# New to camping, Honda Odessey, 5 person family - what are our options?



## LongFarmer (May 23, 2017)

New to site and very excited to start reading in all topic areas.

My kids are finally old enough that I feel okay about trying camping and I think I have hubby on board. We had the use of a family member's trailer this week-end and it went well!

I'm now looking into new or new to me camper options. My needs are that it must be able to be pulled by our Honda Odessey, it needs to fit all 5 of us. Also, it needs to be reasonably priced. We do okay but we aren't able to just throw money around. :surprise: I love the idea of a Class C motorhome but hubby's not convinced. 

I have the option to buy a friend's old pop up for under $1000 but I'm not sure how long we could use it before it would be turned into a utility trailer. I'm not 100% sold on a pop up but I think that's our only option?

Thanks in advance!


----------



## Actadh (Jul 17, 2016)

Hi LongFarmer - welcome to the forum. 

A pop up is a good solution for your Odessey's towing abilities. You might consider adding a cabin style tent to go along with it as a second "room". Some campgrounds let you add another "dwelling" without a problem, other campgrounds only allow one "dwelling" per site. 

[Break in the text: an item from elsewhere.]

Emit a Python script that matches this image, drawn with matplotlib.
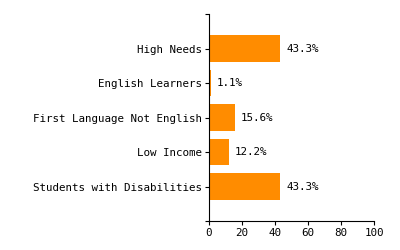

We do this all the time as we have a small travel trailer, and use an 8x7 or a 10x9 instant tent. On the times it is restricted on having a tent on the site, too, I use a screen room - mine is a 10x10 instant type - and just put up some fabric shower curtains/sheets/tarps as walls for a bit of privacy if needed. It seemed that by the screen room not having a bathtub floor (like most inexpensive tents) which covers the grass, it makes it more palatable to the campground than a tent. 

While you might not want your kids to sleep outside of the pop up, it is a good to have an extra area for hanging out in during the day and gives everyone more personal space.


----------



## LongFarmer (May 23, 2017)

Thank you for your reply!

We ended up buying our friend's pop up tent trailer and our first trip is coming up soon. I also took your reply to heart and I bought a tent as well. I was initially looking for a dining tent type style but instead I got a regular tent because it had some features I like and was in a more comfortable price range!


----------



## Actadh (Jul 17, 2016)

Nice! Enjoy your trip.


----------